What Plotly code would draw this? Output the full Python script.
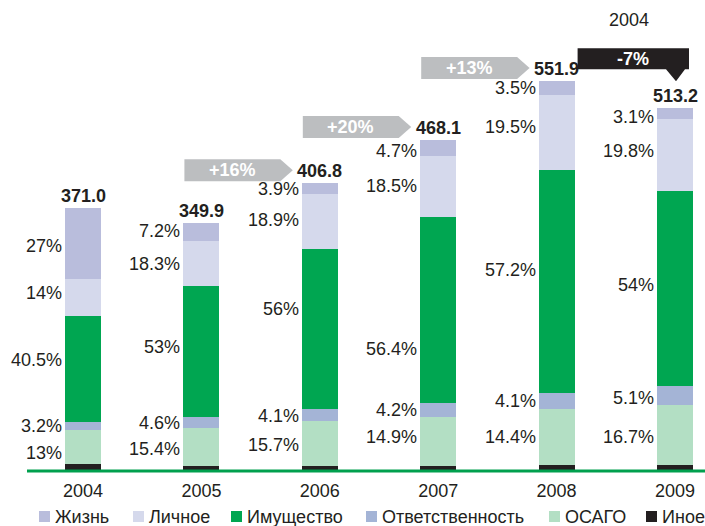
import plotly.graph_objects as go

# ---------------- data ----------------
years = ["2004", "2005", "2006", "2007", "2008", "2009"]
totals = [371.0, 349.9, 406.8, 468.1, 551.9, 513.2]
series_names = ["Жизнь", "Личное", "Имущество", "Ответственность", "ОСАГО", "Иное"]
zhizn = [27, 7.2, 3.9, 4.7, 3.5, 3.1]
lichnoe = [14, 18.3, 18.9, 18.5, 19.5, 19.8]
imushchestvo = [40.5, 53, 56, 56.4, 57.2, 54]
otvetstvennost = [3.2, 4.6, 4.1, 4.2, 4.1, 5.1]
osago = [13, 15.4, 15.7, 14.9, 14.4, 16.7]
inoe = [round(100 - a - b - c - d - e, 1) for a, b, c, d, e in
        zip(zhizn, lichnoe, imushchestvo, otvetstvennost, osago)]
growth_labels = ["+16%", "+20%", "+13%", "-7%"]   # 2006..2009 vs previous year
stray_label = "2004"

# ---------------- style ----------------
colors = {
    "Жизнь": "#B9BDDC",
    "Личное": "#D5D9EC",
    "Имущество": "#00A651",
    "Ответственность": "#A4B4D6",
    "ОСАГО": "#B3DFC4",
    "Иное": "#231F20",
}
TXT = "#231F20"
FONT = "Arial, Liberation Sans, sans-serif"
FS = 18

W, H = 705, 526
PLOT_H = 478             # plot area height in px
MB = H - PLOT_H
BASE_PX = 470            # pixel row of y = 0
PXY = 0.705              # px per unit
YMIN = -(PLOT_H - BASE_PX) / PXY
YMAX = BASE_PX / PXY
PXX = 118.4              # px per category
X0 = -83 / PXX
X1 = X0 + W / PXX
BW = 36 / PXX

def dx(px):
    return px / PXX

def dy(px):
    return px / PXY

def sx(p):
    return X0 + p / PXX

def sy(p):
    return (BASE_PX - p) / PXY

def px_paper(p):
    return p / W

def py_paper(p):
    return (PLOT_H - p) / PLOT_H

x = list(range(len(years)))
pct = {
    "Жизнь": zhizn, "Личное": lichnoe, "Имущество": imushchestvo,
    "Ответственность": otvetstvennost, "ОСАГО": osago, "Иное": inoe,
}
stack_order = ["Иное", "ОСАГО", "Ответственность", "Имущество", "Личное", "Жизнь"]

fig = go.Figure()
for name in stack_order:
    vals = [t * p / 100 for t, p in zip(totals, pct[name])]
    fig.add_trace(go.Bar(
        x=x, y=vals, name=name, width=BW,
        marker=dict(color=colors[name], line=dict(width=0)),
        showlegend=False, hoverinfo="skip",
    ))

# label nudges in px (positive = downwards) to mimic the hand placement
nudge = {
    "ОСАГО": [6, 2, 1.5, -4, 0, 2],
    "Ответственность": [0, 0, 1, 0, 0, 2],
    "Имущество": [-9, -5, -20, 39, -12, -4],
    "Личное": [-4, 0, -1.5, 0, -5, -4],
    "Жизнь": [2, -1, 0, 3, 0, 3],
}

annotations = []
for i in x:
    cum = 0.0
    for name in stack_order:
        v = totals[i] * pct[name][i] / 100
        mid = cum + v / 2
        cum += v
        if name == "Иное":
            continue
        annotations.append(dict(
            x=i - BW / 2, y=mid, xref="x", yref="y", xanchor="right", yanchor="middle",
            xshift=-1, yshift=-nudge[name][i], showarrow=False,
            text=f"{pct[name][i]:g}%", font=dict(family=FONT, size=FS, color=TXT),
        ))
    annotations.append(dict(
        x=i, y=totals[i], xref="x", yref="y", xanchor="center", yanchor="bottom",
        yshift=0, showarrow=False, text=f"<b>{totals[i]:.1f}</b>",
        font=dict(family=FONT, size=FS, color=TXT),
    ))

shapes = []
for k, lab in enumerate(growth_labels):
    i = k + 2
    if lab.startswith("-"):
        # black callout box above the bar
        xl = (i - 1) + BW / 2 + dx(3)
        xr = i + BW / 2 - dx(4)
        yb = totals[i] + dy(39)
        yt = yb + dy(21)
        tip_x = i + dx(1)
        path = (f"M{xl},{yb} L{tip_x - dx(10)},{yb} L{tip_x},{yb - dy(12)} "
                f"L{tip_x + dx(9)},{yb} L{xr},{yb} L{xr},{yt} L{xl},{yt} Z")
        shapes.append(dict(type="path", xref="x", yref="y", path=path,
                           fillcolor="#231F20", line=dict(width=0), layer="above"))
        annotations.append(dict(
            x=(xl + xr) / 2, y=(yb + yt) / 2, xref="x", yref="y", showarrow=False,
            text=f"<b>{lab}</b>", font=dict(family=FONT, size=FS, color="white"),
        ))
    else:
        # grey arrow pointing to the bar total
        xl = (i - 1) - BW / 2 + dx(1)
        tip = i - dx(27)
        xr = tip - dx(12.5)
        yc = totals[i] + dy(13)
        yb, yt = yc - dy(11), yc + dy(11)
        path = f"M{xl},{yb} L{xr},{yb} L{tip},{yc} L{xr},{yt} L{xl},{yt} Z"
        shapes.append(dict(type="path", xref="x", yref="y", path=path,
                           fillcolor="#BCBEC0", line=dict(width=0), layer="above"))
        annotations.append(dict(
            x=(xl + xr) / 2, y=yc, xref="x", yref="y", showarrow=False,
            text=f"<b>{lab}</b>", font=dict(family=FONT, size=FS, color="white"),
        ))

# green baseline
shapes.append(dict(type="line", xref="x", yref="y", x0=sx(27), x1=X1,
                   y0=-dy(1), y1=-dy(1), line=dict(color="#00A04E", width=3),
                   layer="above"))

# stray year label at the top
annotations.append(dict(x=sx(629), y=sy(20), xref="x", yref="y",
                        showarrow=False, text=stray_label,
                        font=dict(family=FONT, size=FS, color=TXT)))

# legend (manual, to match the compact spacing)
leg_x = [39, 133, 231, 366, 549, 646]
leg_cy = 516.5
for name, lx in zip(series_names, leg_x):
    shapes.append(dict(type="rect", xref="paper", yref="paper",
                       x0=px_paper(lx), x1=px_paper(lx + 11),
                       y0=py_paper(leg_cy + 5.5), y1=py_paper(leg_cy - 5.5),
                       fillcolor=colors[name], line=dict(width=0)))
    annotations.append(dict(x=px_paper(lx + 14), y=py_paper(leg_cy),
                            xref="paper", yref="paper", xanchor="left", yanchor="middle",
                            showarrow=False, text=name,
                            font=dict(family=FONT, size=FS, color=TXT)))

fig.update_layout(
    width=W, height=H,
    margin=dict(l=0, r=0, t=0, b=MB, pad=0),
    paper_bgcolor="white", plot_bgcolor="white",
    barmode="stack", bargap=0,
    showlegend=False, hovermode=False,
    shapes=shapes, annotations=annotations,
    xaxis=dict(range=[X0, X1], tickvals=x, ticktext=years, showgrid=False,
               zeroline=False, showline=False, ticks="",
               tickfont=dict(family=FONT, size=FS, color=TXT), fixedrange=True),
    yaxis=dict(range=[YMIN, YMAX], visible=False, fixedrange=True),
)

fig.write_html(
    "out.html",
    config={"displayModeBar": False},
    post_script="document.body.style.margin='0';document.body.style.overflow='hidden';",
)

###

Starting with the first line of the data above and ending with the line containing "import plotly.graph_objects as go", please restate every line exactly, leaving images out.

**Written solution**
What Plotly code would draw this? Output the full Python script.
import plotly.graph_objects as go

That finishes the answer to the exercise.